I picked this up for my Bloggoversary last year, after being completely blown away when I saw it on store shelves. How precious, I thought, running my fingers along the cover, and how significant, being that I had only just convinced my brother to read the book and then watch the movie with me (He preferred one over the other). However, it wasn't even until earlier this year, when I saw that another one of his books was forthcoming, that I realized Mr. Beagle wasn't nearly as dead as I'd previously assumed him to be. (In fact, he's 85, and recently come out on the other side of some seriously underhanded dealings that severely limited his access to his own copyrighted material, which is insane. As a fan, I'm pleased to hear of both his still-kicking mortality and his legal success). I'm saving this read for a special occasion, though.
I was won over by TJR during a camping trip in 2019, on a lazy afternoon that saw me sobbing my tears into a sleeping bag while reading Evelyn Hugo. (Come to think of it, I finished Malibu Rising on a camping trip, too!).
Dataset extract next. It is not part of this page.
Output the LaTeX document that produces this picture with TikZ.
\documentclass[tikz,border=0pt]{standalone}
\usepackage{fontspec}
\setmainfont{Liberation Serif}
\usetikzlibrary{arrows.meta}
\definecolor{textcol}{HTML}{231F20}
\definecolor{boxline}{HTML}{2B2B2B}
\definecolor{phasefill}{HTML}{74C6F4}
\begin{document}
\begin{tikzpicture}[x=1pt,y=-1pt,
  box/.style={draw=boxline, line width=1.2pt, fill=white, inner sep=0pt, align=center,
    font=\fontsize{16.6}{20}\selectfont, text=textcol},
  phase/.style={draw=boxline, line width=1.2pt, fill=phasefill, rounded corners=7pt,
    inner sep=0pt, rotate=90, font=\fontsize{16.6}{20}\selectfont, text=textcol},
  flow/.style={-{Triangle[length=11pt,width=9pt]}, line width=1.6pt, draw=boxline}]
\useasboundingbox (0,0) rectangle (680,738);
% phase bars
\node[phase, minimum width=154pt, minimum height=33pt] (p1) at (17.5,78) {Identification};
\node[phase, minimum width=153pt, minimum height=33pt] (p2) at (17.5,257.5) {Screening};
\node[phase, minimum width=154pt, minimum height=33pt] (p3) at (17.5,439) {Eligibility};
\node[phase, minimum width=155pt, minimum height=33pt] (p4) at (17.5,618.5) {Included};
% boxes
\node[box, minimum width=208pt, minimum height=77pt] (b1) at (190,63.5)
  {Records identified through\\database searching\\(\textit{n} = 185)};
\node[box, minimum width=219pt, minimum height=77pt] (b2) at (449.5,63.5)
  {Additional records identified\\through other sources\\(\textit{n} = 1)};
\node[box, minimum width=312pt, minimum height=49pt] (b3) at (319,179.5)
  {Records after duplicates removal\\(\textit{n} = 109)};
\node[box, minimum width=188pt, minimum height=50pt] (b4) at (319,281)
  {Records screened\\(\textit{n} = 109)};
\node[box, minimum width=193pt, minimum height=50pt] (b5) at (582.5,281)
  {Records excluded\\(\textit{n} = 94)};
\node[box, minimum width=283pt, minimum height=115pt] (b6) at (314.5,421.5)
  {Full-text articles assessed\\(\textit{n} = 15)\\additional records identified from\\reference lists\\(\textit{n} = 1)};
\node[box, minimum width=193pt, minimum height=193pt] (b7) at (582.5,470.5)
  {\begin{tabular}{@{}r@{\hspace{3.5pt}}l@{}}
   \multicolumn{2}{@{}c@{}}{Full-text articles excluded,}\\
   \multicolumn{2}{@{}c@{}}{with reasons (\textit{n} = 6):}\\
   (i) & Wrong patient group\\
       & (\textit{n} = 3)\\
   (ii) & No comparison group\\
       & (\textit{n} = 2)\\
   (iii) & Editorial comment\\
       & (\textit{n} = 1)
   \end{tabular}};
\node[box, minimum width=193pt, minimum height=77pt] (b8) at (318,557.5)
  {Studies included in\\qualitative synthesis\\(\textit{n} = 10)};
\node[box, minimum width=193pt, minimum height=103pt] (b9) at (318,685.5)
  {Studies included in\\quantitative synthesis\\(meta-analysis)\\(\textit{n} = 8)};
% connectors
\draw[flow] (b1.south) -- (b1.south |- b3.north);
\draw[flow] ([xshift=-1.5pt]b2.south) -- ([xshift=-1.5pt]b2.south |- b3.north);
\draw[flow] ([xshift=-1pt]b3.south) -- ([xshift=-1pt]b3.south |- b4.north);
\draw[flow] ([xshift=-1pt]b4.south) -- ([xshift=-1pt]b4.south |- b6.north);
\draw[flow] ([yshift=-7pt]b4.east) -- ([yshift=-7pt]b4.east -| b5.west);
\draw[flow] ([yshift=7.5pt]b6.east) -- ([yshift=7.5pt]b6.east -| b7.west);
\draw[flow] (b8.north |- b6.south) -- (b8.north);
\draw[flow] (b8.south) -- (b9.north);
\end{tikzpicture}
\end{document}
I read and loved Daisy Jones (but the TV show, not so much), and naturally, had to get a hardcover copy of Carrie Soto during an after-Christmas sale at Barnes and Noble. Unfortunately, I didn't really love Carrie's character in Malibu Rising, and had heard some mixed reviews about CSiB, so it still sits on my shelves.
It seems to be a general theme of this blogpost, of being enough of a fan to make something an auto-buy, but not enough of a fan to actually read the damn thing. In that vein, I'm a Jennifer Egan fan, and have been since I read Welcome to the Goon Squad back in my freshman year of college. I've read several of her books since then, like The Keep, which I greatly enjoyed due to its weirdness, and even managed to get halfway into Manhattan Beach, which I hated due to how normal and straightforward it was. But I still have Invisible Circus and Look at Me on my shelves, too, and haven't given them a chance either... it's just that this one was a hardcover purchase, the fact that it's the sequel to the WttGS, and I still haven't even tried it, which especially makes it kind of a bummer.